* **Given task**: Repeat what the lines below say, word for word, and skip every image.

* **Provided material**:
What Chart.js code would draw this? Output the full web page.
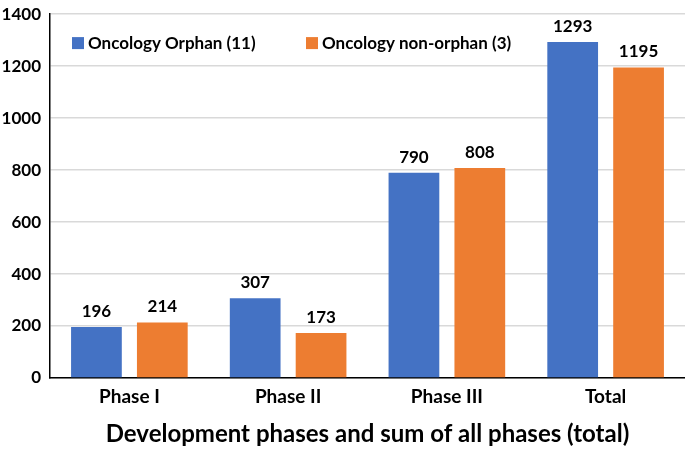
<!DOCTYPE html>
<html>
<head>
<meta charset="utf-8">
<script src="https://cdn.jsdelivr.net/npm/chart.js@4.4.0/dist/chart.umd.min.js"></script>
<style>
  html, body { margin:0; padding:0; background:#fff; }
  #wrap { width:685px; height:449px; }
</style>
</head>
<body>
<div id="wrap"><canvas id="chart"></canvas></div>
<script>
const phases = ["Phase I", "Phase II", "Phase III", "Total"];
const orphanLabel = "Oncology Orphan (11)";
const nonOrphanLabel = "Oncology non-orphan (3)";
const orphan = [196, 307, 790, 1293];
const nonOrphan = [214, 173, 808, 1195];
const xTitle = "Development phases and sum of all phases (total)";

const FONT = "Lato, 'Open Sans', sans-serif";

// value labels above each bar
const barLabels = {
  id: "barLabels",
  afterDatasetsDraw(chart){
    const ctx = chart.ctx;
    ctx.save();
    ctx.font = "bold 17px " + FONT;
    ctx.fillStyle = "#000";
    ctx.textAlign = "center";
    ctx.textBaseline = "bottom";
    chart.data.datasets.forEach((ds, i) => {
      chart.getDatasetMeta(i).data.forEach((bar, j) => {
        ctx.fillText(ds.data[j], bar.x, bar.y - 7);
      });
    });
    ctx.restore();
  }
};

// legend drawn inside the plot area
const innerLegend = {
  id: "innerLegend",
  afterDraw(chart){
    const ctx = chart.ctx;
    const a = chart.chartArea;
    const xs = [a.left + 22, a.left + 256];
    const y = a.top + 29;
    ctx.save();
    ctx.font = "bold 17px " + FONT;
    ctx.textBaseline = "middle";
    ctx.textAlign = "left";
    chart.data.datasets.forEach((ds, i) => {
      ctx.fillStyle = ds.backgroundColor;
      ctx.fillRect(xs[i], y - 6, 12, 12);
      ctx.fillStyle = "#000";
      ctx.fillText(ds.label, xs[i] + 16, y);
    });
    ctx.restore();
  }
};

new Chart(document.getElementById("chart"), {
  type: "bar",
  data: {
    labels: phases,
    datasets: [
      {label: orphanLabel, data: orphan, backgroundColor: "#4472C4", categoryPercentage: 0.83, barPercentage: 0.77},
      {label: nonOrphanLabel, data: nonOrphan, backgroundColor: "#ED7D31", categoryPercentage: 0.83, barPercentage: 0.77}
    ]
  },
  options: {
    responsive: true,
    maintainAspectRatio: false,
    animation: false,
    devicePixelRatio: 1,
    layout: {padding: {top: 0, right: 0, left: 0, bottom: 0}},
    plugins: {legend: {display: false}, tooltip: {enabled: false}},
    scales: {
      x: {
        grid: {display: false, drawTicks: false},
        border: {color: "#000", width: 1.5},
        ticks: {color: "#000", font: {family: FONT, size: 19, weight: "bold"}, padding: 7},
        title: {display: true, text: xTitle, color: "#000", font: {family: FONT, size: 24, weight: "bold"}, padding: {top: 6, bottom: 0}},
        afterFit(scale){ scale.height = 71; }
      },
      y: {
        min: 0, max: 1400,
        ticks: {stepSize: 200, color: "#000", font: {family: FONT, size: 17, weight: "bold", lineHeight: 0.6}, padding: 9,
          callback: v => String(v)},
        grid: {color: "#d9d9d9", lineWidth: 1.5, drawTicks: false},
        border: {color: "#000", width: 1.5},
        afterFit(scale){ scale.width = 50; }
      }
    }
  },
  plugins: [barLabels, innerLegend]
});
</script>
</body>
</html>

* **Result for this task**:
What Chart.js code would draw this? Output the full web page.
<!DOCTYPE html>
<html>
<head>
<meta charset="utf-8">
<script src="https://cdn.jsdelivr.net/npm/chart.js@4.4.0/dist/chart.umd.min.js"></script>
<style>
  html, body { margin:0; padding:0; background:#fff; }
  #wrap { width:685px; height:449px; }
</style>
</head>
<body>
<div id="wrap"><canvas id="chart"></canvas></div>
<script>
const phases = ["Phase I", "Phase II", "Phase III", "Total"];
const orphanLabel = "Oncology Orphan (11)";
const nonOrphanLabel = "Oncology non-orphan (3)";
const orphan = [196, 307, 790, 1293];
const nonOrphan = [214, 173, 808, 1195];
const xTitle = "Development phases and sum of all phases (total)";

const FONT = "Lato, 'Open Sans', sans-serif";

// value labels above each bar
const barLabels = {
  id: "barLabels",
  afterDatasetsDraw(chart){
    const ctx = chart.ctx;
    ctx.save();
    ctx.font = "bold 17px " + FONT;
    ctx.fillStyle = "#000";
    ctx.textAlign = "center";
    ctx.textBaseline = "bottom";
    chart.data.datasets.forEach((ds, i) => {
      chart.getDatasetMeta(i).data.forEach((bar, j) => {
        ctx.fillText(ds.data[j], bar.x, bar.y - 7);
      });
    });
    ctx.restore();
  }
};

// legend drawn inside the plot area
const innerLegend = {
  id: "innerLegend",
  afterDraw(chart){
    const ctx = chart.ctx;
    const a = chart.chartArea;
    const xs = [a.left + 22, a.left + 256];
    const y = a.top + 29;
    ctx.save();
    ctx.font = "bold 17px " + FONT;
    ctx.textBaseline = "middle";
    ctx.textAlign = "left";
    chart.data.datasets.forEach((ds, i) => {
      ctx.fillStyle = ds.backgroundColor;
      ctx.fillRect(xs[i], y - 6, 12, 12);
      ctx.fillStyle = "#000";
      ctx.fillText(ds.label, xs[i] + 16, y);
    });
    ctx.restore();
  }
};

new Chart(document.getElementById("chart"), {
  type: "bar",
  data: {
    labels: phases,
    datasets: [
      {label: orphanLabel, data: orphan, backgroundColor: "#4472C4", categoryPercentage: 0.83, barPercentage: 0.77},
      {label: nonOrphanLabel, data: nonOrphan, backgroundColor: "#ED7D31", categoryPercentage: 0.83, barPercentage: 0.77}
    ]
  },
  options: {
    responsive: true,
    maintainAspectRatio: false,
    animation: false,
    devicePixelRatio: 1,
    layout: {padding: {top: 0, right: 0, left: 0, bottom: 0}},
    plugins: {legend: {display: false}, tooltip: {enabled: false}},
    scales: {
      x: {
        grid: {display: false, drawTicks: false},
        border: {color: "#000", width: 1.5},
        ticks: {color: "#000", font: {family: FONT, size: 19, weight: "bold"}, padding: 7},
        title: {display: true, text: xTitle, color: "#000", font: {family: FONT, size: 24, weight: "bold"}, padding: {top: 6, bottom: 0}},
        afterFit(scale){ scale.height = 71; }
      },
      y: {
        min: 0, max: 1400,
        ticks: {stepSize: 200, color: "#000", font: {family: FONT, size: 17, weight: "bold", lineHeight: 0.6}, padding: 9,
          callback: v => String(v)},
        grid: {color: "#d9d9d9", lineWidth: 1.5, drawTicks: false},
        border: {color: "#000", width: 1.5},
        afterFit(scale){ scale.width = 50; }
      }
    }
  },
  plugins: [barLabels, innerLegend]
});
</script>
</body>
</html>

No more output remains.